Die Bankenaufsicht beschäftigt sich mit dem Thema der IT-Sicherheit intensiv. Im Jahr 2015 bezeichnete Felix Hufeld die "Qualität der Cyberrisiken im Finanzsektor" als "auf einem alarmierenden Niveau". Entsprechend aufmerksam wird das Thema behandelt. BaFin und Bundesbank thematisieren in Aufsichtsgesprächen und Sonderprüfungen immer wieder die IT-Sicherheit der Institute, zum Teil auch mit Fokus auf die Cybersicherheit. Aktuelles Thema ist dabei auch die Stellung des IT-Sicherheitsbeauftragten. In der Organisation Bank soll er möglichst unabhängig sein, darauf dringt auch die Bankenaufsicht in den vergangenen Monaten massiv. Das macht sich dann schon an der Frage deutlich, an welches Vorstandsmitglied der IT-Sicherheitsbeauftragte berichten soll: an den IT-Vorstand, wie es heute oftmals der Fall ist? Oder besser an den Risikovorstand beziehungsweise falls vorhanden an den Compliance-Vorstand? Im laufenden Jahr 2016 werden IT- und Cyberrisiken auch verstärkt im Fokus der EZB-Bankenaufsicht stehen. Bei der Europäischen Bankenaufsichtsbehörde (EBA) wurde eine Task-Force zu IT-Risiken gegründet, die daran arbeitet, neue Anforderungen an die IT-Organisation der Banken in Europa aufzustellen und damit die Basis auch für eine einheitliche IT-Aufsicht zu legen.
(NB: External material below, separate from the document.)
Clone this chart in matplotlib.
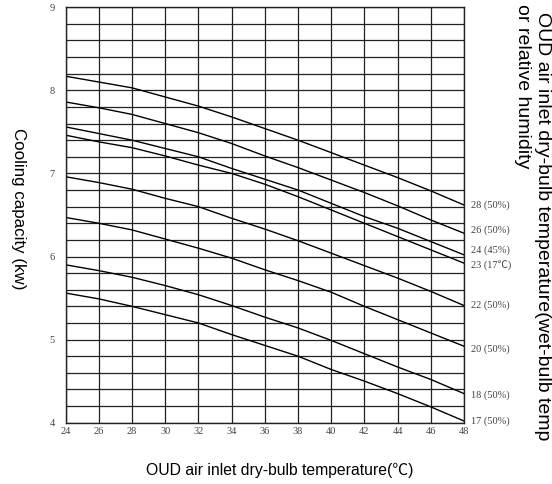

Die EZB beschäftigt sich besonders mit der Widerstandsfähigkeit der bedeutenden Banken gegen Cyberattacken (Cyber-Resilience).

In der Bankstrategie und im Bankbetrieb stehen sich IT-Sicherheit und Innovationsfähigkeit oftmals diametral gegenüber; Big Data, Social Media und Cloud Computing sind große Chancen für die Branche, sie beinhalten jedoch auch neue Herausforderungen an die Banken-IT; denn mit jedem neuen Verfahren erhöht sich die Zahl der Schnittstellen und damit auch die Anfälligkeit für Fehler. Hundertprozentige Sicherheit gibt es im virtuellen Raum nicht und es wird sie auch in Zukunft nicht geben. Das Abwägen zwischen Chancen und Risiken neuer Technologien wird weitergehen - ebenso wie der uralte Wettlauf zwischen Verteidigern und Angreifern.